Newly appointed Chief Minister Vijay Rupani clearly has his task cut out. “These agitations reflect that the so-called Gujarat model has not reached all sections of society and some have been untouchable even in the state’s so-called success story,” said Ahmedabad-based economist Hemant Shah. Schemes for the welfare of the lower castes and Other Backward Castes had not benefited them, Mr Shah said, and this was now revealing itself via agitations and rebellions.

A meltdown for the BJP in Gujarat would dent the images of both Prime Minister Narendra Modi and BJP chief Amit Shah. The opposition seems awake to this possibility, as seen in the line of VIPs who landed up after the Una incident.

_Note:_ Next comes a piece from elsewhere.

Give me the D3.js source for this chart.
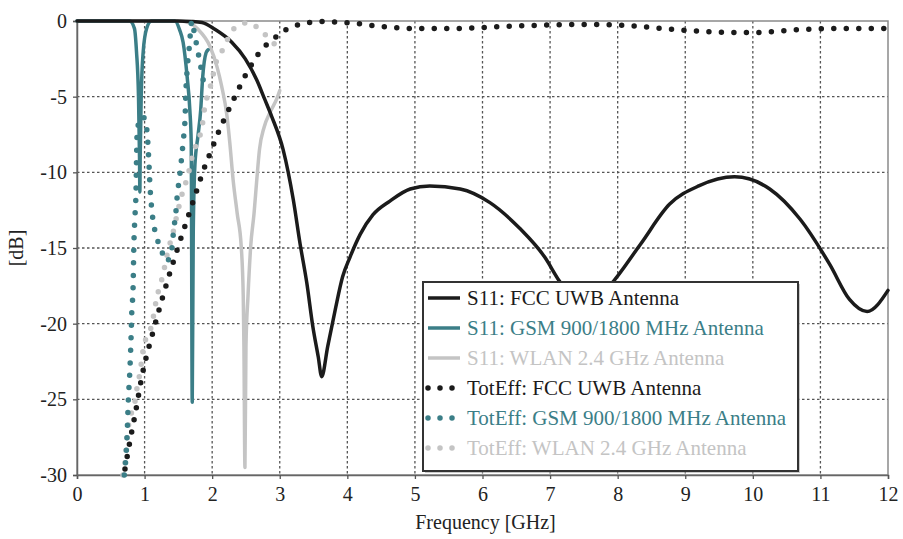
<!DOCTYPE html>
<html>
<head>
<meta charset="utf-8">
<script src="https://cdn.jsdelivr.net/npm/d3@7"></script>
<style>
  body { margin: 0; background: #fff; }
</style>
</head>
<body>
<div id="chart"></div>
<script>
// S11: FCC UWB Antenna (solid black)
const s11UwbF = [0, 1.0, 1.48, 1.7, 1.85, 2.04, 2.29, 2.49, 2.66, 2.78, 2.88, 3.05, 3.2, 3.3, 3.4, 3.49, 3.57, 3.62, 3.71, 3.82, 3.93, 4.04, 4.19, 4.38, 4.63, 4.93, 5.22, 5.67, 6.11, 6.55, 6.92, 7.14, 7.5, 7.9, 8.33, 8.77, 9.2, 9.73, 10.25, 10.7, 11.14, 11.43, 11.69, 12];
const s11UwbDb = [0, 0, 0, -0.03, -0.1, -0.55, -1.4, -2.5, -3.9, -5.2, -6.3, -8.5, -11.8, -14.7, -17.3, -20.2, -22.2, -23.5, -21.5, -19.1, -16.9, -15.6, -14.1, -12.8, -11.9, -11.1, -10.9, -11.1, -12.0, -13.7, -15.6, -17.2, -19, -17.4, -14.8, -12.1, -10.9, -10.3, -11.1, -13.1, -16.1, -18.4, -19.2, -17.8];

// S11: GSM 900/1800 MHz Antenna (solid teal)
const s11GsmF = [0, 0.78, 0.85, 0.88, 0.91, 0.925, 0.93, 0.935, 0.95, 0.98, 1.03, 1.1, 1.45, 1.52, 1.57, 1.63, 1.67, 1.69, 1.705, 1.72, 1.745, 1.79, 1.83, 1.86, 1.91, 1.94];
const s11GsmDb = [0, 0, -0.5, -2, -5, -9, -11.3, -9, -5, -2, -0.5, 0, 0, -0.6, -1.4, -3.7, -5.9, -8, -25.2, -14, -9.5, -7.6, -5.9, -3.7, -2.1, -1.9];

// S11: WLAN 2.4 GHz Antenna (solid light grey)
const s11WlanF = [0, 1.5, 1.65, 1.79, 1.97, 2.07, 2.14, 2.22, 2.26, 2.31, 2.37, 2.43, 2.46, 2.47, 2.485, 2.5, 2.53, 2.57, 2.62, 2.66, 2.7, 2.77, 2.86, 2.96, 3.0];
const s11WlanDb = [0, 0, -0.1, -0.55, -1.7, -3.0, -4.3, -6.3, -8, -10.5, -12.7, -14.9, -18.2, -21.5, -29.5, -21.5, -18.2, -14.9, -12.7, -10.5, -8.5, -7.0, -6.0, -5.1, -4.6];

// TotEff: FCC UWB Antenna (dotted black)
const totUwbF = [0.71, 0.79, 0.86, 0.96, 1.14, 1.35, 1.52, 1.75, 1.86, 2.0, 2.07, 2.22, 2.38, 2.54, 2.75, 2.88, 3.03, 3.2, 3.34, 3.55, 3.74, 4.1, 4.48, 5.03, 5.59, 6.14, 6.7, 7.07, 7.6, 7.99, 8.55, 9.11, 9.66, 10.03, 10.58, 11.14, 11.88, 12];
const totUwbDb = [-29.6, -27.6, -26, -23.5, -20.3, -17, -14.6, -11.5, -10, -8.4, -7.6, -6.1, -4.6, -3.2, -1.8, -1.3, -0.75, -0.35, -0.2, -0.03, -0.05, -0.15, -0.35, -0.5, -0.5, -0.4, -0.3, -0.25, -0.23, -0.26, -0.45, -0.65, -0.76, -0.76, -0.6, -0.5, -0.5, -0.5];

// TotEff: GSM 900/1800 MHz Antenna (dotted teal)
const totGsmF = [0.70, 0.74, 0.76, 0.78, 0.80, 0.81, 0.83, 0.84, 0.86, 0.87, 0.89, 0.93, 0.97, 1.01, 1.04, 1.06, 1.08, 1.11, 1.15, 1.20, 1.26, 1.32, 1.38, 1.41, 1.43, 1.46, 1.48, 1.52, 1.57, 1.60, 1.61, 1.63, 1.66, 1.70, 1.74, 1.78, 1.83, 1.88];
const totGsmDb = [-30, -27.5, -25, -23.3, -20.9, -19.3, -17.6, -15.1, -12.7, -11.8, -7.4, -6.5, -6.3, -6.6, -7.5, -9, -10.9, -12.6, -13.8, -14.6, -15.3, -15.9, -15.5, -14.8, -13.8, -12.8, -11.7, -10.2, -8.0, -6.3, -4.8, -3.2, -1.8, 0, -0.9, -1.8, -3, -4.2];

// TotEff: WLAN 2.4 GHz Antenna (dotted light grey)
const totWlanF = [0.68, 0.71, 0.74, 0.80, 0.86, 0.89, 0.93, 0.98, 1.11, 1.18, 1.27, 1.35, 1.41, 1.48, 1.57, 1.63, 1.72, 1.78, 1.85, 1.89, 1.94, 2.0, 2.04, 2.12, 2.19, 2.26, 2.38, 2.54, 2.71, 2.83, 2.96];
const totWlanDb = [-30, -29.2, -27.5, -26, -25.1, -24.2, -23.3, -21.7, -20, -18.3, -16.8, -15.1, -14.2, -12.8, -11.2, -10.4, -8.7, -8, -7, -5.7, -4.8, -3.9, -3.0, -2.2, -1.6, -0.9, -0.3, -0.1, -0.6, -1.1, -1.7];

const xTicks = [0, 1, 2, 3, 4, 5, 6, 7, 8, 9, 10, 11, 12];
const yTicks = [0, -5, -10, -15, -20, -25, -30];

const legendLabels = [
  "S11: FCC UWB Antenna",
  "S11: GSM 900/1800 MHz Antenna",
  "S11: WLAN 2.4 GHz Antenna",
  "TotEff: FCC UWB Antenna",
  "TotEff: GSM 900/1800 MHz Antenna",
  "TotEff: WLAN 2.4 GHz Antenna"
];

const black = "#1b1b1b", teal = "#3b7e87", grey = "#c4c4c4";
const serif = '"Liberation Serif", "Times New Roman", serif';

const zip = (f, v) => f.map((d, i) => ({f: d, v: v[i]}));

// drawing order: light curves underneath, black on top
const series = [
  {data: zip(s11WlanF, s11WlanDb), color: grey, dotted: false},
  {data: zip(s11GsmF, s11GsmDb), color: teal, dotted: false},
  {data: zip(s11UwbF, s11UwbDb), color: black, dotted: false},
  {data: zip(totWlanF, totWlanDb), color: grey, dotted: true},
  {data: zip(totGsmF, totGsmDb), color: teal, dotted: true},
  {data: zip(totUwbF, totUwbDb), color: black, dotted: true}
];

const W = 903, H = 539;
const margin = {top: 21, left: 77};
const width = 888 - margin.left, height = 475 - margin.top;

const svg = d3.select("#chart").append("svg")
  .attr("width", W).attr("height", H);
const g = svg.append("g").attr("transform", `translate(${margin.left},${margin.top})`);

const x = d3.scaleLinear().domain([0, 12]).range([0, width]);
const y = d3.scaleLinear().domain([-30, 0]).range([height, 0]);

// grid
g.append("g").selectAll("line").data(xTicks.filter(t => t > 0 && t < 12)).join("line")
  .attr("x1", d => x(d)).attr("x2", d => x(d)).attr("y1", 0).attr("y2", height)
  .attr("stroke", "#555").attr("stroke-width", 1.3).attr("stroke-dasharray", "2.5,2.5");
g.append("g").selectAll("line").data(yTicks.filter(t => t < 0 && t > -30)).join("line")
  .attr("y1", d => y(d)).attr("y2", d => y(d)).attr("x1", 0).attr("x2", width)
  .attr("stroke", "#555").attr("stroke-width", 1.3).attr("stroke-dasharray", "2.5,2.5");

// frame
g.append("rect").attr("width", width).attr("height", height)
  .attr("fill", "none").attr("stroke", "#8a8a8a").attr("stroke-width", 1.5);

// axes
const xAxis = g.append("g").attr("transform", `translate(0,${height})`)
  .call(d3.axisBottom(x).tickValues(xTicks).tickFormat(d => String(d)).tickSize(4).tickPadding(8));
const yAxis = g.append("g")
  .call(d3.axisLeft(y).tickValues(yTicks).tickFormat(d => String(d)).tickSize(4).tickPadding(6));
[xAxis, yAxis].forEach(a => {
  a.attr("font-family", serif).attr("font-size", 20);
  a.select(".domain").attr("stroke", "#666").attr("stroke-width", 1.5);
  a.selectAll(".tick line").attr("stroke", "#555").attr("stroke-width", 1.3);
  a.selectAll("text").attr("fill", "#222");
});

svg.append("text").attr("x", margin.left + width / 2 + 3).attr("y", 529)
  .attr("text-anchor", "middle").attr("font-size", 20).attr("fill", "#222")
  .attr("font-family", serif)
  .text("Frequency [GHz]");
svg.append("text").attr("transform", `translate(23,${margin.top + height / 2}) rotate(-90)`)
  .attr("text-anchor", "middle").attr("font-size", 20).attr("fill", "#222")
  .attr("font-family", serif)
  .text("[dB]");

// curves
const line = d3.line().x(d => x(d.f)).y(d => y(d.v)).curve(d3.curveMonotoneX);

g.append("g").selectAll("path").data(series).join("path")
  .attr("d", d => line(d.data))
  .attr("fill", "none")
  .attr("stroke", d => d.color)
  .attr("stroke-width", d => d.dotted ? 5.5 : 3.5)
  .attr("stroke-linecap", "round")
  .attr("stroke-linejoin", "round")
  .attr("stroke-dasharray", d => d.dotted ? "0 12.5" : null);

// legend
const legend = svg.append("g").attr("transform", "translate(423,282)");
legend.append("rect").attr("x", 2).attr("y", 2).attr("width", 375).attr("height", 189)
  .attr("fill", "#999").attr("opacity", 0.5);
legend.append("rect").attr("width", 375).attr("height", 189)
  .attr("fill", "#fff").attr("stroke", "#333").attr("stroke-width", 2);

const legendItems = [
  {label: legendLabels[0], color: black, dotted: false},
  {label: legendLabels[1], color: teal, dotted: false},
  {label: legendLabels[2], color: grey, dotted: false},
  {label: legendLabels[3], color: black, dotted: true},
  {label: legendLabels[4], color: teal, dotted: true},
  {label: legendLabels[5], color: grey, dotted: true}
];
const li = legend.selectAll("g.item").data(legendItems).join("g")
  .attr("class", "item")
  .attr("transform", (d, i) => `translate(0,${16 + i * 30})`);
li.append("line").attr("x1", 5).attr("x2", 37).attr("y1", 0).attr("y2", 0)
  .attr("stroke", d => d.color)
  .attr("stroke-width", d => d.dotted ? 5.5 : 3.5)
  .attr("stroke-linecap", d => d.dotted ? "round" : "butt")
  .attr("stroke-dasharray", d => d.dotted ? "0 12" : null);
li.append("text").attr("x", 44).attr("y", 7)
  .attr("font-size", 21).attr("fill", d => d.color)
  .attr("font-family", serif)
  .text(d => d.label);
</script>
</body>
</html>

The images from Gujarat are also likely to have an impact in UP.

Mayawati, who handed over compensation cheques to victims and addressed a rally, said, “When I was watching the video on television of the youth being beaten up, it felt as though my back was being broken.”

Anandiben’s lack of alacrity in responding to the Una incident, coming on the back of her previous failure to tackle the Patel agitation, saw her quit her job.

“She had not visited the families of those beaten up until other political parties jumped in the fray. She visited the affected area and the families nine days after the incident,” political analyst Vishnu Pandya pointed out.

The Patels constitute 18 percent of Gujarat’s population. The Dalits are about 7 percent. The BJP lost ground to the Congress in recent local body elections. A loss in Gujarat will mean a loss of face in Delhi. Mr Rupani, and the BJP leadership, is probably aware of this as he takes over the reins in the state.